We moved on to the pot itself. We measured its resistance as 5K - 4K ohms. It's supposed to be 0 - 5K. Nathan disassembled it while I got the replacement from our earlier shenanigans. It measured 5K - 4K, too.

Turned out we were reading the meter wrong. The original pot was just fine. We reassembled everything, but left it disconnected from the pedal so we could try manually manipulating the motor. I accidentally brushed the keyswitch against the aluminum base of the controller, drawing some sparks and blowing a fuse. (I wish I didn't keep earning the monicker "Spark Lad".) Foul, personal clumsiness; 5 yards and 15 minutes delay.

We tried the keyswitch on, then off. We tried resistance from 0 - 5K, and 5K - 0. Nothing would move the motor.

Finally, we resorted to the troubleshooting checklist. The HV inputs were as expected. The keyswitch voltage was as expected, although they wanted us to test a second connector we didn't have. (The solution was "acid or dirt on terminal", which wasn't the case, so we moved on.) The potentiometer output was weird: we got no readings while it was connected to the controller. Disconnected, it worked fine. We assumed they wanted it tested disconnected, since otherwise we'd be measuring the resistance of the controller's internal circuitry. We continued to the voltage on the potentiometer inputs, and found our first problem: we saw 0v, no matter how we tested. The checklist said it should go from 2v to 7v. Hmmm. The solution was "bad potentiometer", but we'd tested it pretty thoroughly. We moved on.

We tested the motor voltage. 0v. Well, that explains why it's not working: no power going to the motor. What's the solution?

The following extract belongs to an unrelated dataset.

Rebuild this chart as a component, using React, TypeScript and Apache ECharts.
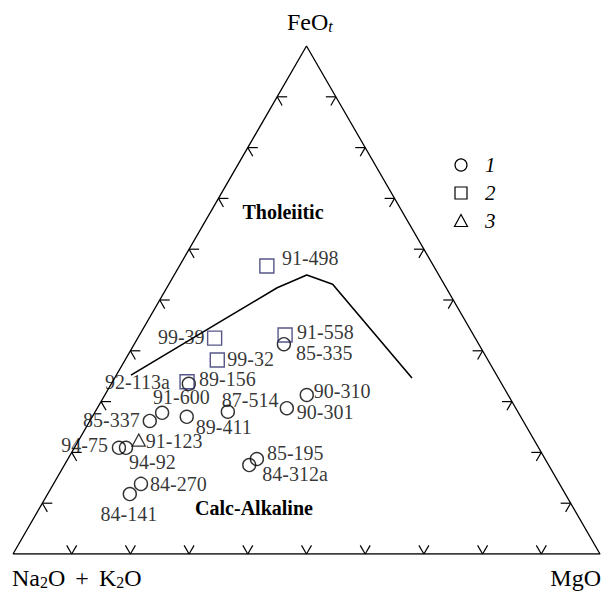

"Bad Controller." Bad controller? Oh, no. Nathan comments, "You don't suppose when the motor blew, the controller went, too?" Oh, no, oh no oh no oh no. I can't get around a bad controller. I can't jury-rig something to get to school tomorrow. I'm going to miss my deadline.

We desperately try to imagine something else it could be while we reassemble the rest of the suspension. The car is now perfectly ready, with the minor execption of the fact that it WON'T MOVE.

We can't think of anything else. My Curtis is blown. I propose replacing it, and Nathan quips, "What would be left from the original Ohmsmobile? A few pieces of wire?" Well, yes; those, an E-Meter, and the DC/DC converter. And a couple of accessories, like the shunt, breaker, and one of the main contactors. Little stuff that's absolutely critical. I'm not so sure about $1500 worth of little stuff, but it's more than just the wires.

When I break the news to Erica, I think she realizes just how depressing all this is. She says, "Hey, we can buy that better controller now." She's talking about a Zilla 1K, which I covet. "But it's $1500," I protest. She replies, "Well, we've already spent so much money on the car..."

She's sweet. I find out that the Zilla has gone up to $2K. But repairing the Curtis will cost $700, and getting a new one would be $1500. Gag.

I intend to ask the EVDL to help. Maybe someone can come and confirm that the controller is shot. Maybe someone will have a backup I can borrow.

Ugh. This is much worse than I thought.